Çok sayıda anlaşma imzalandı. Beraberinde getirdiği beş bakan, Ekonomi Bakanı Mustafa Elitaş, Milli Savunma Bakanı İsmet Yılmaz, Çevre Bakanı Fatma Güldemet Sarı, Dışişleri Bakanı Mevlut Çavuşoğlu ve Enerji Bakanı Berat Albayrak saatlerce çalıştılar, muhataplarıyla uzun görüşmeler gerçekleştirdiler. Türk Hava Yolları Yönetim Kurulu Başkanı İlker Aycı’nın gezinin her ayağında en çok çalışan bürokratlardan olduğunun altını çizelim.

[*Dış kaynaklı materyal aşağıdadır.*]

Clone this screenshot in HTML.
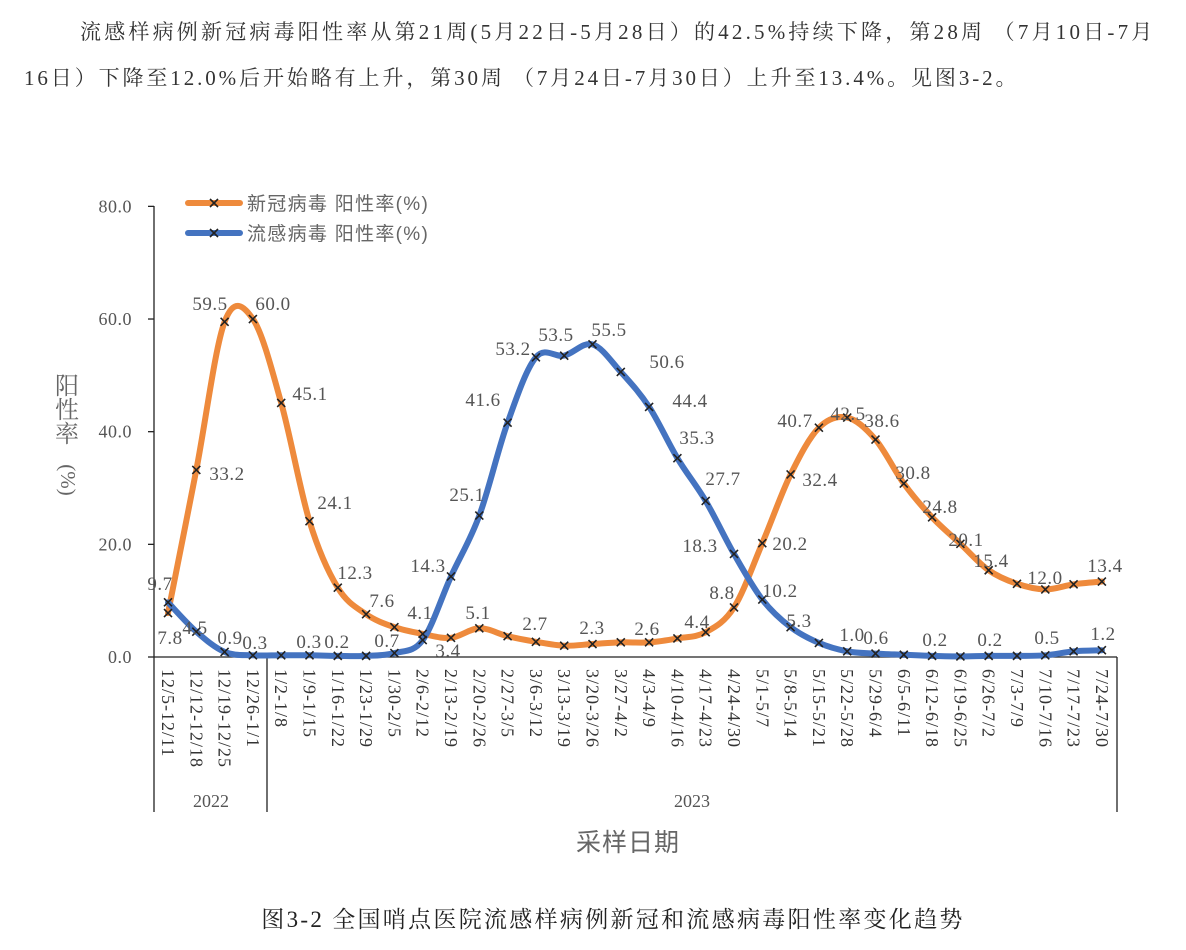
<!DOCTYPE html>
<html><head><meta charset="utf-8"><style>
body{margin:0;background:#fff;width:1186px;height:950px;overflow:hidden;position:relative;font-family:"Liberation Serif","Noto Serif CJK SC",serif;color:#333}
.p{position:absolute;font-size:21px;white-space:nowrap;letter-spacing:2.6px}
</style></head><body>
<div class="p" style="left:80px;top:16px;letter-spacing:3.2px">流感样病例新冠病毒阳性率从第21周(5月22日-5月28日）的42.5%持续下降，第28周 （7月10日-7月</div>
<div class="p" style="left:24px;top:62px;letter-spacing:2.9px">16日）下降至12.0%后开始略有上升，第30周 （7月24日-7月30日）上升至13.4%。见图3-2。</div>
<div class="p" style="left:20px;width:1186px;text-align:center;top:901px;font-size:23px;letter-spacing:2.3px;color:#222">图3-2 全国哨点医院流感样病例新冠和流感病毒阳性率变化趋势</div>
<svg id="s" width="1186" height="950" style="position:absolute;left:0;top:0"></svg>
<script>
const s=document.getElementById('s');let h='';
const X=i=>168+28.3*i, Y=v=>657-5.633*v;
const cov=[7.8,33.2,59.5,60.0,45.1,24.1,12.3,7.6,5.3,4.1,3.4,5.1,3.7,2.7,2.0,2.3,2.6,2.6,3.3,4.4,8.8,20.2,32.4,40.7,42.5,38.6,30.8,24.8,20.1,15.4,13.0,12.0,12.9,13.4];
const flu=[9.7,4.5,0.9,0.3,0.3,0.3,0.2,0.2,0.7,3.0,14.3,25.1,41.6,53.2,53.5,55.5,50.6,44.4,35.3,27.7,18.3,10.2,5.3,2.5,1.0,0.6,0.4,0.2,0.1,0.2,0.2,0.3,1.0,1.2];
function path(d){let p=d.map((v,i)=>[X(i),Y(v)]);let str=`M${p[0][0]},${p[0][1]}`;
for(let i=0;i<p.length-1;i++){const p0=p[i-1]||p[i],p1=p[i],p2=p[i+1],p3=p[i+2]||p2;
str+=` C${p1[0]+(p2[0]-p0[0])/6},${p1[1]+(p2[1]-p0[1])/6} ${p2[0]-(p3[0]-p1[0])/6},${p2[1]-(p3[1]-p1[1])/6} ${p2[0]},${p2[1]}`;}return str;}
h+=`<g stroke="#222" stroke-width="1.3" fill="none"><line x1="154" y1="206" x2="154" y2="812"/><line x1="154" y1="657" x2="1117" y2="657"/>
<line x1="267" y1="657" x2="267" y2="812"/><line x1="1117" y1="657" x2="1117" y2="812"/>`;
[0,20,40,60,80].forEach(v=>h+=`<line x1="148" y1="${Y(v)}" x2="154" y2="${Y(v)}"/>`);h+='</g>';
[0,20,40,60,80].forEach(v=>h+=`<text x="132" y="${Y(v)+6}" text-anchor="end" font-size="18" letter-spacing="0.5" fill="#555">${v.toFixed(1)}</text>`);
h+=`<g font-size="24" fill="#666" text-anchor="middle"><text x="67" y="394">阳</text><text x="67" y="418">性</text><text x="67" y="442">率</text><text transform="translate(61,480) rotate(90)" font-size="21" text-anchor="middle">(%)</text></g>`;
const cats=["12/5-12/11","12/12-12/18","12/19-12/25","12/26-1/1","1/2-1/8","1/9-1/15","1/16-1/22","1/23-1/29","1/30-2/5","2/6-2/12","2/13-2/19","2/20-2/26","2/27-3/5","3/6-3/12","3/13-3/19","3/20-3/26","3/27-4/2","4/3-4/9","4/10-4/16","4/17-4/23","4/24-4/30","5/1-5/7","5/8-5/14","5/15-5/21","5/22-5/28","5/29-6/4","6/5-6/11","6/12-6/18","6/19-6/25","6/26-7/2","7/3-7/9","7/10-7/16","7/17-7/23","7/24-7/30"];
cats.forEach((c,i)=>h+=`<text transform="translate(${X(i)-6},669) rotate(90)" font-size="18" letter-spacing="1" fill="#333">${c}</text>`);
h+=`<text x="211" y="807" text-anchor="middle" font-size="18" fill="#555">2022</text><text x="692" y="807" text-anchor="middle" font-size="18" fill="#555">2023</text>`;
h+=`<text x="628" y="851" text-anchor="middle" font-size="25" letter-spacing="1" fill="#666" font-family="Liberation Sans,Noto Sans CJK SC,sans-serif">采样日期</text>`;
h+=`<path d="${path(cov)}" stroke="#ee8a3c" stroke-width="6" fill="none" stroke-linecap="round"/>`;
h+=`<path d="${path(flu)}" stroke="#4473c0" stroke-width="6" fill="none" stroke-linecap="round"/>`;
function mk(x,y){return `<path d="M${x-4},${y-4}L${x+4},${y+4}M${x-4},${y+4}L${x+4},${y-4}" stroke="#222" stroke-width="1.6"/>`;}
cov.forEach((v,i)=>h+=mk(X(i),Y(v)));flu.forEach((v,i)=>h+=mk(X(i),Y(v)));
h+=`<line x1="188" y1="203" x2="240" y2="203" stroke="#ee8a3c" stroke-width="6" stroke-linecap="round"/>${mk(214,203)}
<line x1="188" y1="233" x2="240" y2="233" stroke="#4473c0" stroke-width="6" stroke-linecap="round"/>${mk(214,233)}
<text x="247" y="210" font-size="19" letter-spacing="1.3" fill="#666" font-family="Liberation Sans,Noto Sans CJK SC,sans-serif">新冠病毒 阳性率(%)</text>
<text x="247" y="240" font-size="19" letter-spacing="1.3" fill="#666" font-family="Liberation Sans,Noto Sans CJK SC,sans-serif">流感病毒 阳性率(%)</text>`;
const L=[["7.8",170,637],["9.7",160,583],["33.2",227,473],["59.5",210,303],["60.0",273,303],["45.1",310,393],["24.1",335,502],["12.3",355,572],["7.6",382,600],["4.1",420,612],["3.4",448,650],["5.1",478,612],["2.7",535,623],["2.3",592,627],["2.6",647,628],["4.4",697,621],["8.8",722,592],["20.2",790,543],["32.4",820,479],["40.7",795,420],["42.5",848,413],["38.6",882,420],["30.8",913,472],["24.8",940,506],["20.1",966,539],["15.4",991,560],["12.0",1045,577],["13.4",1105,565],
["4.5",195,627],["0.9",230,637],["0.3",255,642],["0.3",309,641],["0.2",337,641],["0.7",387,640],["14.3",428,565],["25.1",467,494],["41.6",483,399],["53.2",513,348],["53.5",556,334],["55.5",609,329],["50.6",667,361],["44.4",690,400],["35.3",697,437],["27.7",723,478],["18.3",700,545],["10.2",780,590],["5.3",799,620],["1.0",852,634],["0.6",876,637],["0.2",935,639],["0.2",990,639],["0.5",1047,637],["1.2",1103,633]];
L.forEach(l=>h+=`<text x="${l[1]}" y="${l[2]+7}" text-anchor="middle" font-size="19" letter-spacing="0.5" fill="#555">${l[0]}</text>`);
s.innerHTML=h;
</script>
</body></html>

Kızılay’ın genç ve arı gibi çalışan Genel Müdürü Mehmet Güllüoğlu, insani yardım ve işbirliği için yoğun bir mesai yürüttü.

Protokol yolları bile sefaletin izlerini taşıyan bu ülkelerin imarı için Türkiye kollarını sıvadı.

Her durakta planlanan anlaşma sayısından daha fazla uzlaşı belgesi çıktı ortaya.

Bu çabanın Batı ülkeleri tarafından nasıl sindirileceğini kestirmek zor elbette.

Fildişi Sahili ayağında iki liderin basın toplantısını beklerken, salondaki siyah heyetin arasındaki tek beyaz adam, son sözü söyleme mücadelesi veren bir sistemin güncellenmiş fotoğrafıydı.

Fildişi Sahili cumhurbaşkanının Fransız danışmanı olduğunu öğrendiğim beyaz adam, salondaki önemli figürlerden birisi olarak yerini almıştı.

Kara kıtada ziyaret ettiğimiz dört ülkeden ikisi eski İngiliz sömürgesi, diğer ikisi de eski Fransız sömürgesiydi, burada hatırlatalım.

Altın ve hidrokarbon kaynakları bulunan ama sahip olmalarına izin verilmeyen bu ülkelerde fakirlik sadece gözlemlenen değil, kokusu havada asılı kalmış bir çarpıcı gerçek olarak ortada duruyordu.

Ve kardeşçe atılmış bu adımın önemini her köşe başında bir kez daha hissettiriyordu.

Cumhurbaşkanı Erdoğan, Afrika gezisinden gönülleri kazanarak döndü. İmzalanan sayısız anlaşmanın uygulanmasının takipçisi olacağını her fırsatta vurgulaması da Ankara’nın Afrika gündeminin hep güncel kalacağını işaret ediyordu.

Afrika kıtası için açılan yeni sayfaya ilişkin gelişmeleri yakından izlemekte fayda var.